• _Stated exercise_
Find the lines with the string "code" and return them.

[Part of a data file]
● ● ● ● ● ● ●

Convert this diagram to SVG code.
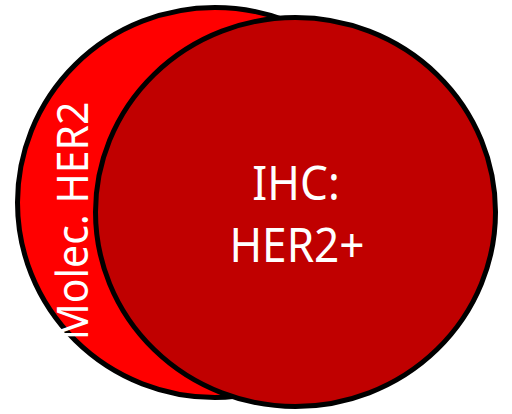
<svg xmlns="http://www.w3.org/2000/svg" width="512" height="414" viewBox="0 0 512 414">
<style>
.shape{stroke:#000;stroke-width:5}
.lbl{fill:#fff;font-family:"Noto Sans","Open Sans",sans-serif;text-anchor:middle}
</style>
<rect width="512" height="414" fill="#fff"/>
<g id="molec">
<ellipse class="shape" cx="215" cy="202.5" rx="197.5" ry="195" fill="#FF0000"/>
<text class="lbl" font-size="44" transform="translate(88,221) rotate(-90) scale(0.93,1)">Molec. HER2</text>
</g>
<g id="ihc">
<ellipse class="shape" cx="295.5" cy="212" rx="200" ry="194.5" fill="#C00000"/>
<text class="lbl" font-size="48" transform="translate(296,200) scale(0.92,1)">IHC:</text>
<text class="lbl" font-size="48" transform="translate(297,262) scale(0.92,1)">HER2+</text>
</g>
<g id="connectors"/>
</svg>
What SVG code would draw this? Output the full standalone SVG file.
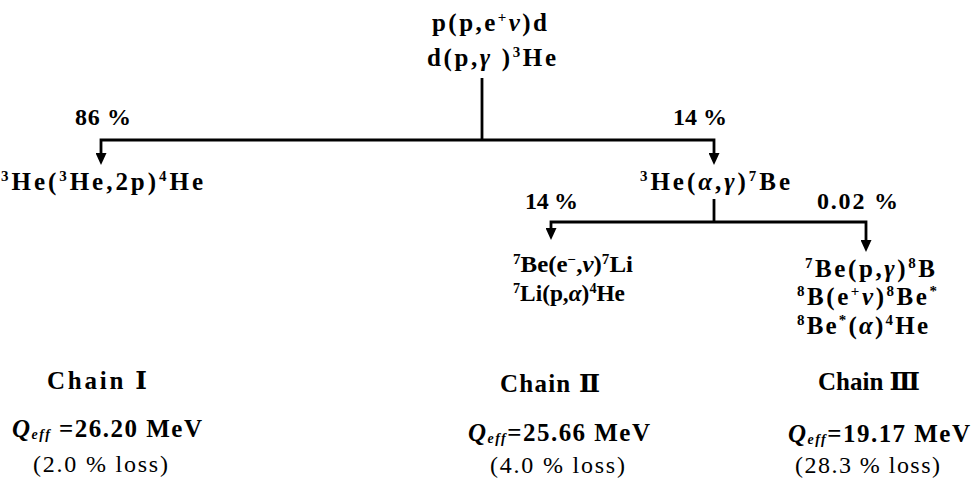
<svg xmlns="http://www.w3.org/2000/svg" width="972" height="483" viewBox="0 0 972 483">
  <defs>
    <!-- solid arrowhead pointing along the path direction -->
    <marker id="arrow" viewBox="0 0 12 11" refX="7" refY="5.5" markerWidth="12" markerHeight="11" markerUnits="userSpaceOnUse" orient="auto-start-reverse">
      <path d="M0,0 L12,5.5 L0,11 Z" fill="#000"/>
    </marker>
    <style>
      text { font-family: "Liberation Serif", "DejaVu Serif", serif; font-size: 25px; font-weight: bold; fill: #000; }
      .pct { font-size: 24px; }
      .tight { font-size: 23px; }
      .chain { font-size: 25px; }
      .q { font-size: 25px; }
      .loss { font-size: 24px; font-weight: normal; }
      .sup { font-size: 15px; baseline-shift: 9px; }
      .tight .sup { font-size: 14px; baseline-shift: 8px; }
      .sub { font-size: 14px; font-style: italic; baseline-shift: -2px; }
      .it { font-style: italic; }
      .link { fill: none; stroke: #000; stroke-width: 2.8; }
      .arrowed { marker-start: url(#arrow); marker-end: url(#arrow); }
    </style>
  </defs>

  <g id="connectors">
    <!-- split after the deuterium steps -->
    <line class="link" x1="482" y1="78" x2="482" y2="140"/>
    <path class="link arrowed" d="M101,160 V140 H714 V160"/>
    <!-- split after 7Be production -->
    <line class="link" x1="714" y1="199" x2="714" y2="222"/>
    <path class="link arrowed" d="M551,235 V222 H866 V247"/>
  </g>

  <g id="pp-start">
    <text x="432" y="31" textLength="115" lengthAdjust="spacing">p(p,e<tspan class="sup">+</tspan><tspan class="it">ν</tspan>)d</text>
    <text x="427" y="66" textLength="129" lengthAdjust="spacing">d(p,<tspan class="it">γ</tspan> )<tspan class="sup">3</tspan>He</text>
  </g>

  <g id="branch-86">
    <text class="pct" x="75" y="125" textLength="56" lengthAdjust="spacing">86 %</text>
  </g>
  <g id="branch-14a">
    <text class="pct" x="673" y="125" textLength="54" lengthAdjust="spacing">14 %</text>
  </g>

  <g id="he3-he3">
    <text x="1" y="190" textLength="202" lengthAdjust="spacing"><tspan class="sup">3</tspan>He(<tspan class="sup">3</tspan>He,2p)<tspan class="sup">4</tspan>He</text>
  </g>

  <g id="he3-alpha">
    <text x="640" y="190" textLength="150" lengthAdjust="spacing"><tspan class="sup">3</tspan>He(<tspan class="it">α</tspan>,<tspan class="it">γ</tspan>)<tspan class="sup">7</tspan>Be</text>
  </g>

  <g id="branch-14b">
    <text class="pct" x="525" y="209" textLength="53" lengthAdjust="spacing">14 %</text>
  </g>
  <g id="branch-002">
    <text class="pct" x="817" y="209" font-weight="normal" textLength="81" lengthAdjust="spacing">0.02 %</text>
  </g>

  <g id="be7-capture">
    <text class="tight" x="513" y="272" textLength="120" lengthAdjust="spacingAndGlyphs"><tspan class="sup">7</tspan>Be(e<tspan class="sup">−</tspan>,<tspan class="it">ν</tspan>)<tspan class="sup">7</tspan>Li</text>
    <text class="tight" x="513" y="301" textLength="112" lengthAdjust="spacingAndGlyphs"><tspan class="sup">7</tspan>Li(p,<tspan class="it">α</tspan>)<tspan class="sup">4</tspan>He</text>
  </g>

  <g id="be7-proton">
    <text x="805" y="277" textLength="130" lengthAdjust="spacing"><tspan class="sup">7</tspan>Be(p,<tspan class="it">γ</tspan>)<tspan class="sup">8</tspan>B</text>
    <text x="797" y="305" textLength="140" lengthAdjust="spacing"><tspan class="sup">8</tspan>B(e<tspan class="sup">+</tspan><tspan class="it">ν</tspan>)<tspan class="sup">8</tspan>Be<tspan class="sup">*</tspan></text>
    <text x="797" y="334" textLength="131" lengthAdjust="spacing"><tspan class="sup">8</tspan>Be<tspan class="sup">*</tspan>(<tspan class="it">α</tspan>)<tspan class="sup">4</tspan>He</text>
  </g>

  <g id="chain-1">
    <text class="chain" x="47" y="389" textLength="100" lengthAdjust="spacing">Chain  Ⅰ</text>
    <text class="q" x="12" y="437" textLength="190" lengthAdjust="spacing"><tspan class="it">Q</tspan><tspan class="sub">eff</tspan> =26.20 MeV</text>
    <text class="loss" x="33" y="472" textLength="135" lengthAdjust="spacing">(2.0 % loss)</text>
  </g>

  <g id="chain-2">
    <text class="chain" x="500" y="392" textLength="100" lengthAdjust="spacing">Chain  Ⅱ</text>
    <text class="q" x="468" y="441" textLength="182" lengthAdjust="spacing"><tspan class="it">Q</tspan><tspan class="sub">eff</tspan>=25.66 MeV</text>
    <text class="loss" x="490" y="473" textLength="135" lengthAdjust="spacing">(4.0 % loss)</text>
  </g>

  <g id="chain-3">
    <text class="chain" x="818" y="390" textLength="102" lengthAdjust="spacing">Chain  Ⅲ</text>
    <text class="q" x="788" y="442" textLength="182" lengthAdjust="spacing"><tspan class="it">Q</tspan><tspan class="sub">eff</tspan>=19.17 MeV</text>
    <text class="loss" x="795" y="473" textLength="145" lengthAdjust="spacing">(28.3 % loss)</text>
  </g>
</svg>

● ● ● ● ● ● ●

• _Worked solution_
Convert this diagram to SVG code.
What SVG code would draw this? Output the full standalone SVG file.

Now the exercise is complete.